:: Task inputs ::

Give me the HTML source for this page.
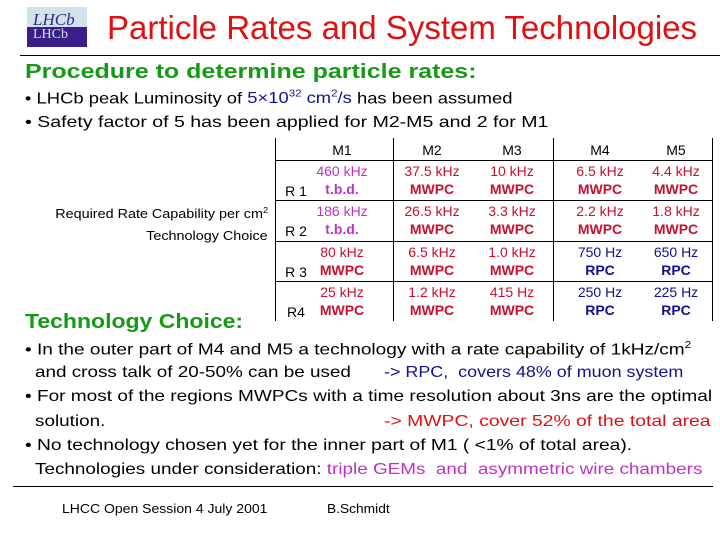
<!DOCTYPE html>
<html><head><meta charset="utf-8"><style>
body{margin:0;width:720px;height:540px;background:#fff;position:relative;overflow:hidden;font-family:"Liberation Sans",sans-serif;}
.t{position:absolute;white-space:nowrap;line-height:1;transform-origin:left top;}
.c{position:absolute;white-space:nowrap;line-height:1;transform:translateX(-50%);font-size:14px;}
.r{color:#c8102e}.m{color:#c030c8}.b{color:#101090}.g{color:#159a15}
.k{font-weight:bold}
.hl{position:absolute;height:1px;background:#000}
.vl{position:absolute;width:1px;background:#000}
</style></head><body>
<div style="position:absolute;left:27px;top:7px;width:60px;height:40px;background:linear-gradient(#cfe4ea 0 50%,#3a1f8a 50% 100%);">
<div class="t" style="left:6px;top:4px;font-family:'Liberation Serif',serif;font-style:italic;font-size:17px;color:#3a1f8a;">LHCb</div>
<div class="t" style="left:6px;top:21px;font-family:'Liberation Serif',serif;font-size:14px;color:#cfe4ea;">LHCb</div>
</div>
<div class="t r" style="left:107px;top:11px;font-size:33px;color:#e01010;">Particle Rates and System Technologies</div>
<div class="hl" style="left:20px;top:55px;width:700px;"></div>
<div class="t g k" style="left:25px;top:62px;font-size:20px;transform:scaleX(1.25);">Procedure to determine particle rates:</div>
<div class="t" style="left:25px;top:90px;font-size:16px;transform:scaleX(1.15);">• LHCb peak Luminosity of <span class="b">5×10<sup style="font-size:10px">32</sup> cm<sup style="font-size:10px">2</sup>/s</span> has been assumed</div>
<div class="t" style="left:25px;top:115px;font-size:16px;transform:scaleX(1.22);">• Safety factor of 5 has been applied for M2-M5 and 2 for M1</div>

<div class="t" style="right:452px;top:207px;font-size:12.5px;transform-origin:right top;transform:scaleX(1.15);">Required Rate Capability per cm<sup style="font-size:8px">2</sup></div>
<div class="t" style="right:452px;top:230px;font-size:12.5px;transform-origin:right top;transform:scaleX(1.15);">Technology Choice</div>

<div>
<div class="vl" style="left:275px;top:138px;height:183px;"></div>
<div class="vl" style="left:393px;top:138px;height:183px;"></div>
<div class="vl" style="left:553px;top:138px;height:183px;"></div>
<div class="vl" style="left:712px;top:138px;height:183px;"></div>
<div class="hl" style="left:275px;top:160px;width:438px;"></div>
<div class="hl" style="left:275px;top:200px;width:438px;"></div>
<div class="hl" style="left:275px;top:241px;width:438px;"></div>
<div class="hl" style="left:275px;top:281px;width:438px;"></div>
</div>
<div id="cells"></div>

<div class="t g k" style="left:25px;top:312px;font-size:20px;transform:scaleX(1.15);">Technology Choice:</div>
<div style="font-size:16px;">
<div class="t" style="left:25px;top:341px;font-size:16px;transform:scaleX(1.19);">• In the outer part of M4 and M5 a technology with a rate capability of 1kHz/cm<sup style="font-size:10px">2</sup></div>
<div class="t" style="left:35px;top:365px;font-size:16px;transform:scaleX(1.18);">and cross talk of 20-50% can be used</div>
<div class="t b" style="left:384px;top:365px;font-size:16px;transform:scaleX(1.12);">-&gt; RPC,&nbsp; covers 48% of muon system</div>
<div class="t" style="left:25px;top:389px;font-size:16px;transform:scaleX(1.19);">• For most of the regions MWPCs with a time resolution about 3ns are the optimal</div>
<div class="t" style="left:35px;top:414px;font-size:16px;transform:scaleX(1.18);">solution.</div>
<div class="t r" style="left:384px;top:414px;font-size:16px;color:#e01010;transform:scaleX(1.21);">-&gt; MWPC, cover 52% of the total area</div>
<div class="t" style="left:25px;top:438px;font-size:16px;transform:scaleX(1.2);">• No technology chosen yet for the inner part of M1 ( &lt;1% of total area).</div>
<div class="t" style="left:35px;top:462px;font-size:16px;transform:scaleX(1.18);">Technologies under consideration: <span class="m">triple GEMs&nbsp; and&nbsp; asymmetric wire chambers</span></div>
</div>
<div class="hl" style="left:13px;top:486px;width:700px;"></div>
<div class="t" style="left:62px;top:503px;font-size:12.5px;transform:scaleX(1.12);">LHCC Open Session 4 July 2001</div>
<div class="t" style="left:327px;top:503px;font-size:12.5px;transform:scaleX(1.1);">B.Schmidt</div>

<script>
const stations=["M1","M2","M3","M4","M5"];
const regions=["R 1","R 2","R 3","R4"];
const rates=[["460 kHz","37.5 kHz","10 kHz","6.5 kHz","4.4 kHz"],["186 kHz","26.5 kHz","3.3 kHz","2.2 kHz","1.8 kHz"],["80 kHz","6.5 kHz","1.0 kHz","750 Hz","650 Hz"],["25 kHz","1.2 kHz","415 Hz","250 Hz","225 Hz"]];
const techs=[["t.b.d.","MWPC","MWPC","MWPC","MWPC"],["t.b.d.","MWPC","MWPC","MWPC","MWPC"],["MWPC","MWPC","MWPC","RPC","RPC"],["MWPC","MWPC","MWPC","RPC","RPC"]];
const colX=[342,432,512,600,676];
const rowY=[164,204,245,285];
const host=document.getElementById('cells');
function cls(t){return t==="t.b.d."?"m":(t==="RPC"?"b":"r");}
function mk(txt,x,y,c,extra){const d=document.createElement('div');d.className='c '+c+(extra||'');d.style.left=x+'px';d.style.top=y+'px';d.textContent=txt;host.appendChild(d);return d;}
stations.forEach((s,i)=>{const d=mk(s,colX[i],143,'');

});
regions.forEach((r,j)=>{const d=mk(r,296,rowY[j]+20,'');


stations.forEach((s,i)=>{const c=cls(techs[j][i]);
const a=mk(rates[j][i],colX[i],rowY[j],c);


const b=mk(techs[j][i],colX[i],rowY[j]+18,c,' k');

});});
</script>
</body></html>
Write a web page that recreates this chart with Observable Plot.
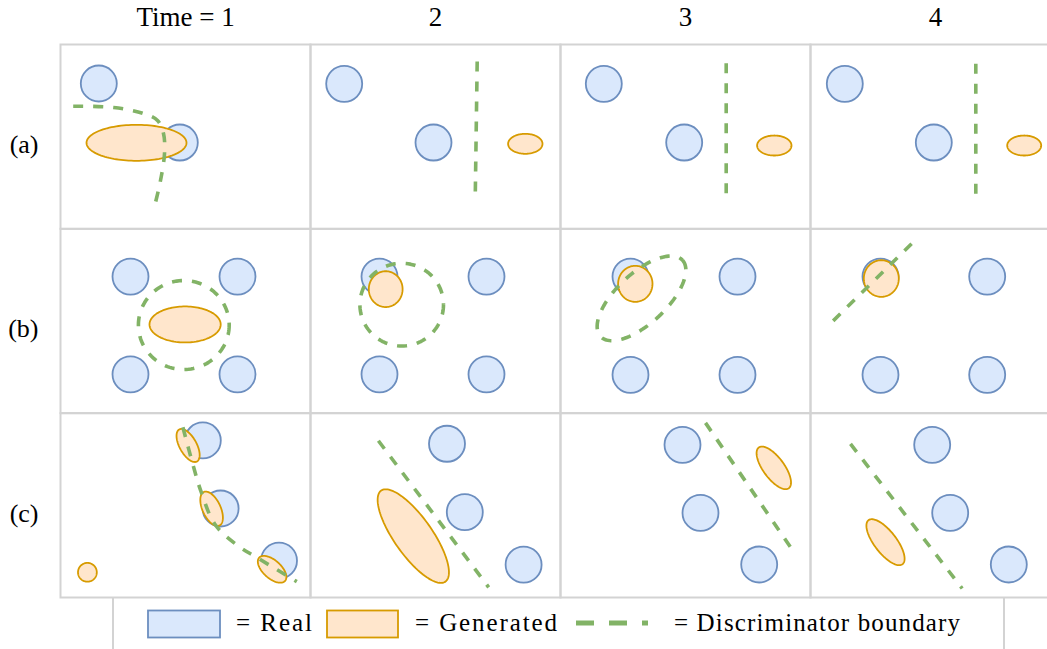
<!DOCTYPE html>
<html>
<head>
<meta charset="utf-8">
<script src="https://cdn.jsdelivr.net/npm/d3@7"></script>
<script src="https://cdn.jsdelivr.net/npm/@observablehq/plot@0.6"></script>
<style>
  html, body { margin: 0; padding: 0; background: #fff; overflow: hidden; }
  #wrap { position: relative; width: 1047px; height: 649px; overflow: hidden; background: #fff; }
  #chart { position: absolute; left: 0; top: 0; }
  #legend { position: absolute; left: 0; top: 0; }
  #legend text { font-family: "Liberation Serif", "DejaVu Serif", serif; }
</style>
</head>
<body>
<div id="wrap">
  <div id="chart"></div>
  <svg id="legend" width="1047" height="649" style="pointer-events:none">
    <line x1="113" y1="598" x2="113" y2="649" stroke="#d3d3d3" stroke-width="2"/>
    <line x1="1004" y1="598" x2="1004" y2="649" stroke="#d3d3d3" stroke-width="2"/>
    <rect x="148" y="610.5" width="72" height="27" fill="#dae8fc" stroke="#6c8ebf" stroke-width="1.8"/>
    <text x="236" y="631" font-size="25" fill="#000" textLength="76" lengthAdjust="spacing">= Real</text>
    <rect x="327" y="610.5" width="71" height="27" fill="#ffe6cc" stroke="#d79b00" stroke-width="1.8"/>
    <text x="415" y="631" font-size="25" fill="#000" textLength="142" lengthAdjust="spacing">= Generated</text>
    <line x1="576" y1="623" x2="648" y2="623" stroke="#82b366" stroke-width="5" stroke-dasharray="18 15"/>
    <text x="674" y="631" font-size="25" fill="#000" textLength="286" lengthAdjust="spacing">= Discriminator boundary</text>
  </svg>
</div>
<script>
// ---- facets ----
const rows = ["a", "b", "c"];
const times = [1, 2, 3, 4];
const timeLabels = ["Time = 1", "2", "3", "4"];
const rowLabels = ["(a)", "(b)", "(c)"];

// ---- real samples: circle centres (panel units, 25 across × 18.43 down) ----
const real = [
  {row: "a", time: 1, x: 3.83, y: 3.90}, {row: "a", time: 1, x: 11.93, y: 9.80},
  {row: "a", time: 2, x: 3.37, y: 3.93}, {row: "a", time: 2, x: 12.30, y: 9.80},
  {row: "a", time: 3, x: 4.33, y: 3.93}, {row: "a", time: 3, x: 12.37, y: 9.80},
  {row: "a", time: 4, x: 3.43, y: 3.93}, {row: "a", time: 4, x: 12.33, y: 9.80},
  {row: "b", time: 1, x: 7.0, y: 4.77}, {row: "b", time: 1, x: 17.7, y: 4.77},
  {row: "b", time: 1, x: 7.0, y: 14.55}, {row: "b", time: 1, x: 17.7, y: 14.55},
  {row: "b", time: 2, x: 6.9, y: 4.77}, {row: "b", time: 2, x: 17.6, y: 4.77},
  {row: "b", time: 2, x: 6.9, y: 14.55}, {row: "b", time: 2, x: 17.6, y: 14.55},
  {row: "b", time: 3, x: 7.0, y: 4.77}, {row: "b", time: 3, x: 17.7, y: 4.77},
  {row: "b", time: 3, x: 7.0, y: 14.6}, {row: "b", time: 3, x: 17.7, y: 14.6},
  {row: "b", time: 4, x: 7.0, y: 4.77}, {row: "b", time: 4, x: 17.67, y: 4.77},
  {row: "b", time: 4, x: 7.0, y: 14.6}, {row: "b", time: 4, x: 17.67, y: 14.6},
  {row: "c", time: 1, x: 14.23, y: 2.73}, {row: "c", time: 1, x: 16.01, y: 9.53}, {row: "c", time: 1, x: 21.85, y: 14.75},
  {row: "c", time: 2, x: 13.65, y: 3.06}, {row: "c", time: 2, x: 15.43, y: 9.90}, {row: "c", time: 2, x: 21.31, y: 15.15},
  {row: "c", time: 3, x: 12.20, y: 3.17}, {row: "c", time: 3, x: 14.00, y: 9.97}, {row: "c", time: 3, x: 19.87, y: 15.13},
  {row: "c", time: 4, x: 12.17, y: 3.17}, {row: "c", time: 4, x: 13.97, y: 9.97}, {row: "c", time: 4, x: 19.83, y: 15.13}
];

// ---- generated distributions: ellipses (centre, semi-axes, rotation in degrees) ----
const generated = [
  {row: "a", time: 1, cx: 7.60, cy: 9.83, rx: 5.00, ry: 1.80, angle: 0},
  {row: "a", time: 2, cx: 21.48, cy: 9.93, rx: 1.72, ry: 1.00, angle: 0},
  {row: "a", time: 3, cx: 21.38, cy: 10.10, rx: 1.72, ry: 1.00, angle: 0},
  {row: "a", time: 4, cx: 21.37, cy: 10.10, rx: 1.70, ry: 1.00, angle: 0},
  {row: "b", time: 1, cx: 12.46, cy: 9.56, rx: 3.56, ry: 1.80, angle: 0},
  {row: "b", time: 2, cx: 7.52, cy: 6.03, rx: 1.69, ry: 1.79, angle: 0},
  {row: "b", time: 3, cx: 7.48, cy: 5.50, rx: 1.72, ry: 1.80, angle: 0},
  {row: "b", time: 4, cx: 7.08, cy: 4.97, rx: 1.75, ry: 1.83, angle: 0},
  {row: "c", time: 1, cx: 12.76, cy: 3.23, rx: 1.83, ry: 0.85, angle: 61},
  {row: "c", time: 1, cx: 15.11, cy: 9.56, rx: 1.85, ry: 0.90, angle: 65},
  {row: "c", time: 1, cx: 21.16, cy: 15.61, rx: 1.74, ry: 0.90, angle: 42},
  {row: "c", time: 1, cx: 2.69, cy: 15.91, rx: 0.94, ry: 0.94, angle: 0},
  {row: "c", time: 2, cx: 10.28, cy: 12.29, rx: 5.57, ry: 1.90, angle: 54.8},
  {row: "c", time: 3, cx: 21.33, cy: 5.47, rx: 2.53, ry: 1.05, angle: 53.6},
  {row: "c", time: 4, cx: 7.50, cy: 12.90, rx: 2.78, ry: 1.10, angle: 52.3}
];

// ---- discriminator boundaries: open paths ----
const boundaryPaths = [
  {id: "a1", row: "a", time: 1, pts: [[1.27, 6.17], [5.3, 6.3], [8.3, 6.9], [9.7, 7.6], [10.3, 8.9], [10.4, 10.9], [10.0, 13.6], [9.3, 16.6]]},
  {id: "a2", row: "a", time: 2, pts: [[16.67, 1.70], [16.47, 15.6]]},
  {id: "a3", row: "a", time: 3, pts: [[16.57, 1.87], [16.57, 15.6]]},
  {id: "a4", row: "a", time: 4, pts: [[16.53, 1.93], [16.53, 15.7]]},
  {id: "b4", row: "b", time: 4, pts: [[2.27, 9.20], [10.33, 1.27]]},
  {id: "c1", row: "c", time: 1, pts: [[12.24, 1.41], [13.31, 5.39], [14.02, 7.74], [15.44, 11.11], [17.58, 13.13], [19.72, 14.48], [23.63, 16.84]]},
  {id: "c2", row: "c", time: 2, pts: [[6.79, 2.76], [17.82, 17.41]]},
  {id: "c3", row: "c", time: 3, pts: [[14.5, 0.97], [23.4, 13.97]]},
  {id: "c4", row: "c", time: 4, pts: [[4.0, 3.07], [15.17, 17.53]]}
];
// ---- discriminator boundaries: closed loops (ellipses) ----
const boundaryLoops = [
  {row: "b", time: 1, cx: 12.33, cy: 9.62, rx: 4.54, ry: 4.45, angle: 0},
  {row: "b", time: 2, cx: 9.12, cy: 7.58, rx: 4.18, ry: 4.14, angle: 0},
  {row: "b", time: 3, cx: 8.10, cy: 6.95, rx: 5.60, ry: 2.50, angle: -43}
];

// outline of an ellipse given its parameters
function outline(list, prefix) {
  const out = [];
  list.forEach((e, k) => {
    const phi = e.angle * Math.PI / 180, n = 120;
    for (let i = 0; i <= n; i++) {
      const t = 2 * Math.PI * i / n;
      const u = e.rx * Math.cos(t), v = e.ry * Math.sin(t);
      out.push({id: prefix + k, row: e.row, time: e.time,
        x: e.cx + u * Math.cos(phi) - v * Math.sin(phi),
        y: e.cy + u * Math.sin(phi) + v * Math.cos(phi)});
    }
  });
  return out;
}
const genPts = outline(generated, "g");
const loopPts = outline(boundaryLoops, "l");
const pathPts = boundaryPaths.flatMap(p => p.pts.map(([x, y]) => ({id: p.id, row: p.row, time: p.time, x, y})));

const green = "#82b366";
const dash = {stroke: green, strokeWidth: 3.6, strokeDasharray: "10,10", strokeLinecap: "butt"};

const chart = Plot.plot({
  width: 1060,
  height: 599,
  marginLeft: 60,
  marginRight: 0,
  marginTop: 44,
  marginBottom: 2,
  style: {fontFamily: "'Liberation Serif', 'DejaVu Serif', serif", maxWidth: "none", overflow: "visible", background: "transparent", color: "#000"},
  x: {domain: [0, 25], axis: null},
  y: {domain: [0, 18.43], reverse: true, axis: null},
  fx: {domain: times, padding: 0, round: false},
  fy: {domain: rows, padding: 0, round: false},
  marks: [
    Plot.frame({stroke: "#d3d3d3", strokeWidth: 2}),
    Plot.axisFx({anchor: "top", label: null, tickSize: 0, tickPadding: 19, fontSize: 27,
      tickFormat: d => timeLabels[times.indexOf(d)]}),
    Plot.axisFy({anchor: "left", label: null, tickSize: 0, tickPadding: 22, fontSize: 26, dy: 8,
      tickFormat: d => rowLabels[rows.indexOf(d)]}),
    Plot.dot(real, {x: "x", y: "y", fx: "time", fy: "row", r: 18, fill: "#dae8fc", stroke: "#6c8ebf", strokeWidth: 1.8}),
    Plot.line(genPts, {x: "x", y: "y", z: "id", fx: "time", fy: "row", fill: "#ffe6cc", stroke: "#d79b00", strokeWidth: 1.8}),
    Plot.line(loopPts, {x: "x", y: "y", z: "id", fx: "time", fy: "row", ...dash}),
    Plot.line(pathPts, {x: "x", y: "y", z: "id", fx: "time", fy: "row", curve: "catmull-rom", ...dash})
  ]
});
document.getElementById("chart").appendChild(chart);
</script>
</body>
</html>
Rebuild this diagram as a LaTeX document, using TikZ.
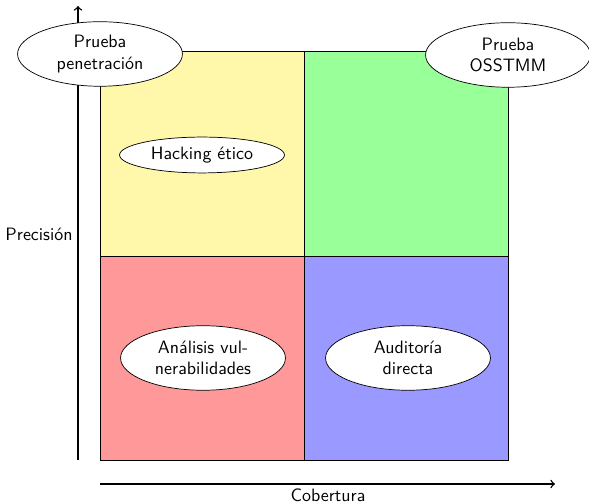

:::

Write down the number of lines where the word "chart" appears, and nothing further.

- **Output of the task**
5